UCAV Path Planning Algorithm Based on Deep Reinforcement Learning

Abstract

In the field of the Unmanned Combat Aerial Vehicle (UCAV) confrontation, traditional path planning algorithms have slow operation speed and poor adaptability. This paper proposes a UCAV path planning algorithm based on deep reinforcement learning. The algorithm combines the non-cooperative game idea to build the UCAV and radar confrontation model. In the model, the UCAV must reach the target area. At the same time, in order to complete the identification of the radar communication signal based on ResNet-50 migration learning, we use the theory of Cyclic Spectrum(CS) to process the signal.
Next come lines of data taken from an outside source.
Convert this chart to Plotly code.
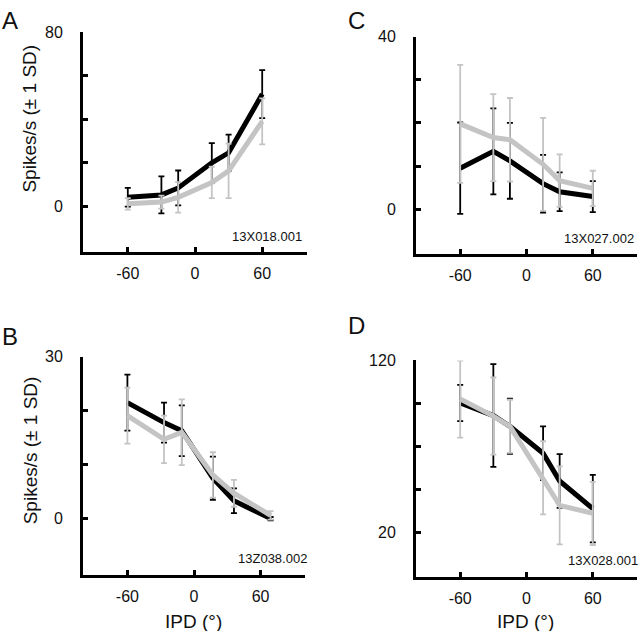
import plotly.graph_objects as go

# ---------------- data ----------------
ipd_A = [-60, -30, -15, 15, 30, 60]
black_A = [4.2, 5.3, 8.5, 20, 24.6, 51.5]
black_A_sd = [4.3, 8.5, 8.0, 9.0, 8.3, 11.0]
gray_A = [1.2, 2.0, 4.2, 11.0, 16.3, 39.0]
gray_A_sd = [2.6, 3.0, 7.0, 7.2, 12.5, 10.5]

ipd_B = [-60, -27, -11, 17, 36, 69]
black_B = [21.5, 17.8, 16.3, 7.5, 3.3, 0.0]
black_B_sd = [5.2, 3.7, 4.7, 4.0, 2.3, 0.3]
gray_B = [19.1, 14.7, 16.0, 8.1, 4.7, 0.6]
gray_B_sd = [5.2, 4.4, 6.1, 4.2, 2.5, 0.8]

ipd_C = [-60, -30, -15, 15, 30, 60]
black_C = [9.5, 13.4, 11.2, 5.9, 4.0, 2.9]
black_C_sd = [10.6, 10.0, 8.8, 6.7, 4.5, 3.6]
gray_C = [19.8, 16.6, 16.1, 10.4, 6.6, 4.8]
gray_C_sd = [13.7, 10.1, 9.7, 10.8, 6.1, 4.1]

ipd_D = [-60, -30, -15, 15, 30, 60]
black_D = [95.3, 88.0, 81.7, 66.0, 49.8, 33.7]
black_D_sd = [10.6, 30.0, 16.1, 15.7, 15.7, 19.7]
gray_D = [97.6, 87.7, 81.7, 51.7, 35.6, 30.9]
gray_D_sd = [22.5, 22.5, 15.5, 21.3, 22.8, 18.4]

labels = ["A", "B", "C", "D"]
unit_ids = ["13X018.001", "13Z038.002", "13X027.002", "13X028.001"]
y_ticks = {
    "A": [0, 20, 40, 60, 80],
    "B": [0, 10, 20, 30],
    "C": [0, 10, 20, 30, 40],
    "D": [20, 45, 70, 95, 120],
}
x_ticks = [-60, 0, 60]
y_title = "Spikes/s (± 1 SD)"
x_title = "IPD (°)"

panels = {
    "A": (ipd_A, black_A, black_A_sd, gray_A, gray_A_sd),
    "B": (ipd_B, black_B, black_B_sd, gray_B, gray_B_sd),
    "C": (ipd_C, black_C, black_C_sd, gray_C, gray_C_sd),
    "D": (ipd_D, black_D, black_D_sd, gray_D, gray_D_sd),
}

# ---------------- layout geometry (window pixels) ----------------
W, H = 640, 631


def px(x):
    return x / W


def py(y):
    return 1 - y / H


geom = {  # x0, x1, ytop, ybottom
    "A": (83, 307, 24, 247),
    "C": (416, 637, 29, 249),
    "B": (83, 305, 353, 574),
    "D": (416, 637, 357, 576),
}
axis_idx = {"A": "", "B": "2", "C": "3", "D": "4"}

FONT = "Liberation Sans, Arial, Helvetica, sans-serif"
TXT = "#111111"
BLACK = "#000000"
GRAY = "#c4c4c4"

fig = go.Figure()
layout = dict(
    width=W, height=H,
    margin=dict(l=0, r=0, t=0, b=0),
    paper_bgcolor="white", plot_bgcolor="white",
    showlegend=False,
    font=dict(family=FONT, size=16, color=TXT),
)
annotations = []

for key in ["A", "B", "C", "D"]:
    ipd, bm, bsd, gm, gsd = panels[key]
    i = axis_idx[key]
    xa, ya = "x" + i, "y" + i
    fig.add_trace(go.Scatter(
        x=ipd, y=bm, mode="lines", xaxis=xa, yaxis=ya,
        line=dict(color=BLACK, width=5),
        error_y=dict(type="data", array=bsd, visible=True, color=BLACK,
                     thickness=1.8, width=3),
    ))
    fig.add_trace(go.Scatter(
        x=ipd, y=gm, mode="lines", xaxis=xa, yaxis=ya,
        line=dict(color=GRAY, width=5),
        error_y=dict(type="data", array=gsd, visible=True, color=GRAY,
                     thickness=1.8, width=3),
    ))

    x0, x1, yt, yb = geom[key]
    yt_vals = y_ticks[key]
    step = yt_vals[1] - yt_vals[0]
    ymax = yt_vals[-1]
    ymin = yt_vals[0] - step * 1.04
    ticktext = [str(yt_vals[0])] + [""] * (len(yt_vals) - 2) + [str(yt_vals[-1])]

    layout["xaxis" + i] = dict(
        domain=[px(x0), px(x1)], anchor=ya, range=[-100, 100],
        tickvals=x_ticks, ticktext=[str(v) for v in x_ticks],
        ticks="inside", ticklen=5, tickwidth=3, tickcolor=BLACK,
        showline=True, linewidth=3, linecolor=BLACK,
        showgrid=False, zeroline=False, ticklabelstandoff=5,
        tickfont=dict(family=FONT, size=16, color=TXT),
    )
    layout["yaxis" + i] = dict(
        domain=[py(yb), py(yt)], anchor=xa, range=[ymin, ymax + step * 0.005],
        tickvals=yt_vals, ticktext=ticktext,
        ticks="inside", ticklen=5, tickwidth=3, tickcolor=BLACK,
        showline=True, linewidth=3, linecolor=BLACK,
        showgrid=False, zeroline=False, ticklabelstandoff=14,
        tickfont=dict(family=FONT, size=16, color=TXT),
    )
    annotations.append(dict(
        text=unit_ids[labels.index(key)], xref="paper", yref="paper",
        x=px({"A": 304, "B": 309, "C": 636, "D": 640}[key]),
        y=py(yb - 16), xanchor="right", yanchor="middle",
        showarrow=False, font=dict(family=FONT, size=13, color=TXT),
    ))

# panel letters
for key, (lx, ly) in {"A": (10, 13), "C": (356, 13), "B": (10, 333), "D": (356, 322)}.items():
    annotations.append(dict(
        text=key, xref="paper", yref="paper", x=px(lx), y=py(ly),
        xanchor="center", yanchor="middle", showarrow=False,
        font=dict(family=FONT, size=24, color=TXT),
    ))

# y titles
for cy in [112, 448]:
    annotations.append(dict(
        text=y_title, xref="paper", yref="paper", x=px(30), y=py(cy),
        xanchor="center", yanchor="middle", textangle=-90, showarrow=False,
        font=dict(family=FONT, size=19, color=TXT),
    ))
# x titles
for cx in [193, 525]:
    annotations.append(dict(
        text=x_title, xref="paper", yref="paper", x=px(cx), y=py(621),
        xanchor="center", yanchor="middle", showarrow=False,
        font=dict(family=FONT, size=19, color=TXT),
    ))

layout["annotations"] = annotations
fig.update_layout(**layout)
# remove the default 8px page margin so the figure fills the window exactly
fig.write_html(
    "out.html",
    config={"displayModeBar": False},
    post_script="document.body.style.margin='0px';document.body.style.overflow='hidden';",
)
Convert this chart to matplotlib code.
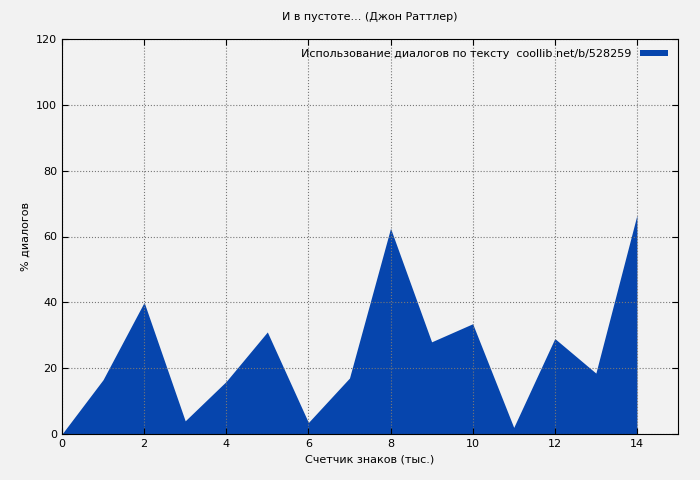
import matplotlib
matplotlib.use("Agg")
import matplotlib.pyplot as plt

x = list(range(15))
y = [0, 16.5, 40, 4, 16, 31, 3.5, 17, 62.5, 28, 33.5, 2, 29, 18.5, 66.5]
title = "И в пустоте... (Джон Раттлер)"
label = "Использование диалогов по тексту  coollib.net/b/528259"

plt.rcParams['font.family'] = ['DejaVu Sans']
fig = plt.figure(figsize=(7, 4.8), dpi=100, facecolor='#f2f2f2')
ax = fig.add_axes([62/700, 1-434/480, 616/700, 395/480])
ax.set_facecolor('#f2f2f2')
ax.fill_between(x, y, 0, color='#0645ad', lw=0, label=label)
ax.set_xlim(0, 15)
ax.set_ylim(0, 120)
ax.set_xticks(range(0, 15, 2))
ax.set_yticks(range(0, 121, 20))
ax.tick_params(labelsize=8, direction='in', length=4, top=True, right=True)
ax.grid(True, ls=':', color='#777777', lw=0.8)
for s in ax.spines.values():
    s.set_color('black')
ax.set_title(title, fontsize=8, pad=14)
ax.set_xlabel("Счетчик знаков (тыс.)", fontsize=8)
ax.set_ylabel("% диалогов", fontsize=8)
leg = ax.legend(loc='upper right', fontsize=8, frameon=False, markerfirst=False,
                handlelength=2.5, handleheight=0.5)
fig.savefig("out.png", dpi=100, facecolor=fig.get_facecolor())
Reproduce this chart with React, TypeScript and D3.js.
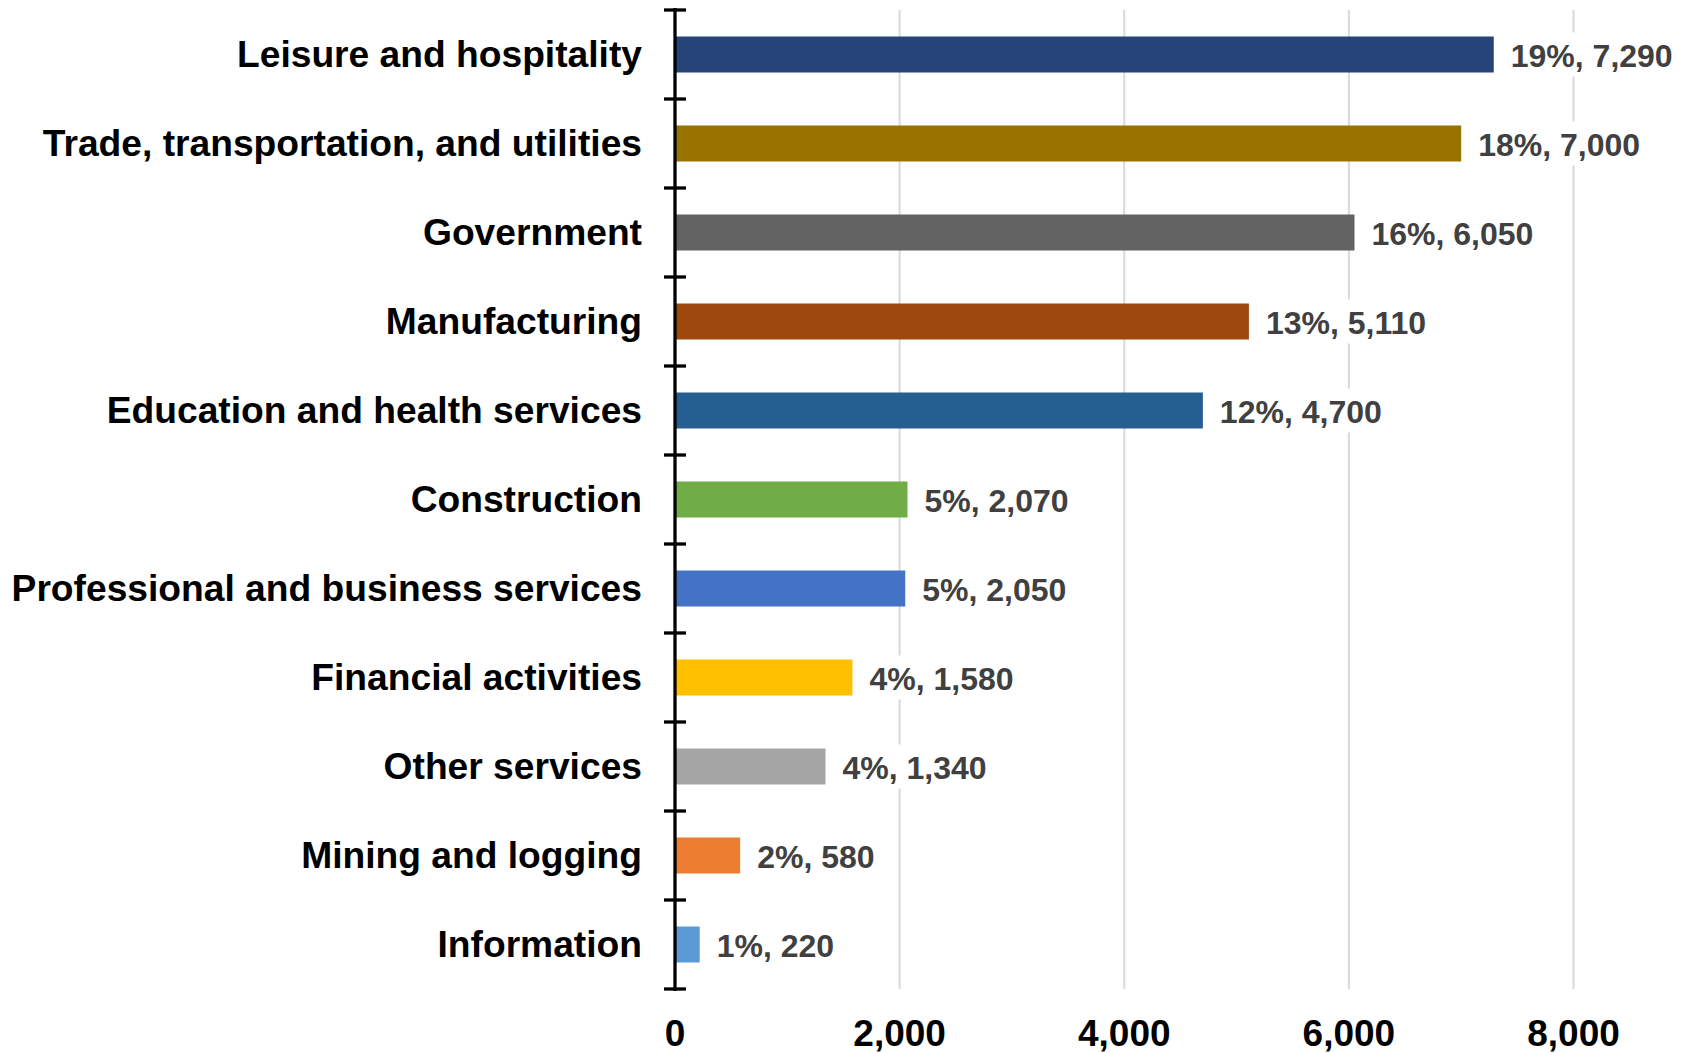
import React from "react";
import * as d3 from "d3";

const categories = [
  "Leisure and hospitality",
  "Trade, transportation, and utilities",
  "Government",
  "Manufacturing",
  "Education and health services",
  "Construction",
  "Professional and business services",
  "Financial activities",
  "Other services",
  "Mining and logging",
  "Information",
];
const values = [7290, 7000, 6050, 5110, 4700, 2070, 2050, 1580, 1340, 580, 220];
const percents = [19, 18, 16, 13, 12, 5, 5, 4, 4, 2, 1];
const colors = [
  "#264478", "#997300", "#636363", "#9e480e", "#255e91", "#70ad47",
  "#4472c4", "#ffc000", "#a5a5a5", "#ed7d31", "#5b9bd5",
];
const xTicks = [0, 2000, 4000, 6000, 8000];

const W = 1684;
const H = 1053;
const FONT = "'Liberation Sans', Arial, sans-serif";

export default function App() {
  const x = d3.scaleLinear().domain([0, 8000]).range([675, 1573.5]);
  const y = d3.scaleBand<string>().domain(categories).range([10, 989]).padding(0);
  const step = y.step();
  const barH = 36;
  const fmt = d3.format(",");
  const boundaries = d3.range(categories.length + 1).map((i) => 10 + i * step);

  return (
    <svg width={W} height={H} style={{ position: "absolute", left: 0, top: 0, background: "#fff" }} fontFamily={FONT}>
      {xTicks.slice(1).map((t) => (
        <line key={t} x1={x(t)} x2={x(t)} y1={10} y2={989} stroke="#d9d9d9" strokeWidth={2} />
      ))}
      {categories.map((c, i) => {
        const yc = (y(c) as number) + step / 2;
        const label = `${percents[i]}%, ${fmt(values[i])}`;
        const lx = x(values[i]) + 17;
        return (
          <g key={c}>
            <rect x={x(0)} y={yc - barH / 2} width={x(values[i]) - x(0)} height={barH} fill={colors[i]} />
            <rect x={lx - 3} y={yc - 22} width={label.length * 16.3 + 8} height={44} fill="#fff" />
            <text x={lx} y={yc + 12} fontSize={32} fontWeight="bold" fill="#404040">{label}</text>
            <text x={642} y={yc + 12.5} textAnchor="end" fontSize={37.2} fontWeight="bold" fill="#000">{c}</text>
          </g>
        );
      })}
      <line x1={x(0)} x2={x(0)} y1={8} y2={991} stroke="#000" strokeWidth={3.3} />
      {boundaries.map((b, i) => (
        <line key={i} x1={664} x2={686} y1={b} y2={b} stroke="#000" strokeWidth={3.3} />
      ))}
      {xTicks.map((t) => (
        <text key={t} x={x(t)} y={1046} textAnchor="middle" fontSize={37} fontWeight="bold" fill="#000">{fmt(t)}</text>
      ))}
    </svg>
  );
}
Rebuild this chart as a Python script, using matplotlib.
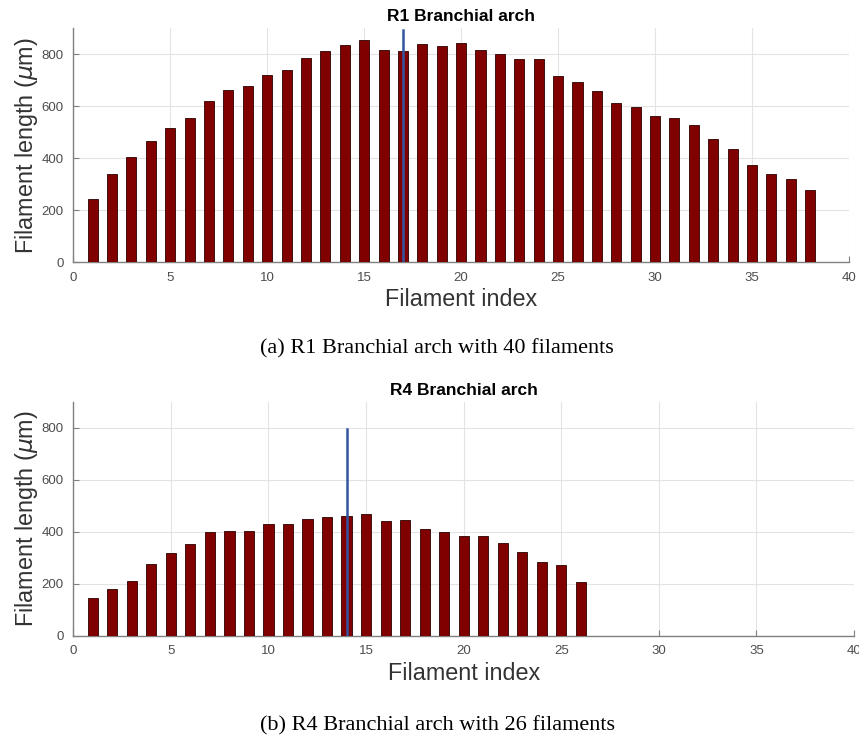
import matplotlib
matplotlib.use("Agg")
import matplotlib.pyplot as plt

# filament lengths (um) per branchial arch
r1_index = list(range(1, 39))
r1_length = [243, 339, 403, 467, 515, 553, 620, 662, 677, 722,
             739, 786, 814, 837, 855, 818, 814, 838, 832, 842,
             818, 801, 782, 780, 718, 694, 657, 614, 598, 562,
             556, 527, 474, 436, 372, 339, 320, 276]
r1_marker = 17
r1_marker_top = 895

r4_index = list(range(1, 27))
r4_length = [144, 179, 211, 277, 318, 351, 399, 404, 404, 429,
             431, 447, 456, 460, 468, 440, 443, 410, 399, 383,
             384, 355, 321, 284, 272, 208]
r4_marker = 14
r4_marker_top = 795

x_ticks = [0, 5, 10, 15, 20, 25, 30, 35, 40]
y_ticks = [0, 200, 400, 600, 800]

plt.rcParams['font.family'] = ['Liberation Sans', 'DejaVu Sans']
plt.rcParams['mathtext.fontset'] = 'dejavusans'

fig = plt.figure(figsize=(8.59, 7.36), dpi=100)
ax_top = fig.add_axes([0.0853, 0.644, 0.903, 0.3175])
ax_bot = fig.add_axes([0.0853, 0.1363, 0.909, 0.318])

panels = [
    (ax_top, r1_index, r1_length, r1_marker, r1_marker_top, 'R1 Branchial arch',
     '(a) R1 Branchial arch with 40 filaments', 0.526),
    (ax_bot, r4_index, r4_length, r4_marker, r4_marker_top, 'R4 Branchial arch',
     '(b) R4 Branchial arch with 26 filaments', 0.0145),
]

for ax, idx, length, marker, marker_top, title, caption, cap_y in panels:
    ax.bar(idx, length, width=0.52, color='#800000', edgecolor='#2b0000', linewidth=0.6, zorder=3)
    ax.plot([marker, marker], [0, marker_top], color='#3355a0', linewidth=1.8, zorder=4)
    ax.set_xlim(0, 40)
    ax.set_ylim(0, 900)
    ax.set_xticks(x_ticks)
    ax.set_yticks(y_ticks)
    ax.grid(True, color='#e3e3e3', linewidth=0.8, zorder=0)
    ax.set_axisbelow(True)
    for side in ['top', 'right']:
        ax.spines[side].set_visible(False)
    for side in ['left', 'bottom']:
        ax.spines[side].set_color('#808080')
        ax.spines[side].set_linewidth(1.0)
    ax.tick_params(direction='in', length=4, color='#808080', labelsize=9.5,
                   labelcolor='#4d4d4d', pad=7)
    ax.set_title(title, fontsize=12.5, fontweight='bold', pad=5)
    ax.set_xlabel('Filament index', fontsize=16.8, color='#333333', labelpad=3)
    ax.set_ylabel(r'Filament length ($\mu$m)', fontsize=16.8, color='#333333', labelpad=1)
    fig.text(0.509, cap_y, caption, ha='center', va='center',
             fontsize=16, family='Liberation Serif')

fig.savefig('out.png', dpi=100)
With the kinematics mechanism of the UCAV, the radar detection probability and the distance between the UCAV and center of the target area are proposed as part of the reward criteria. And we make the signal recognition rate as another part of the reward criteria. The algorithm trains the Deep Q-Network(DQN) parameters to realize the autonomous planning of the UCAV path. The simulation results show that compared with the traditional reinforcement learning algorithm, the algorithm can improve the system operation speed. The accuracy reaches 90% after 300 episodes and the signal recognition rate reaches 92.59% under 0 dB condition. The proposed algorithm can be applied to a variety of electronic warfare environment. It can improve the maneuver response time of the UCAV.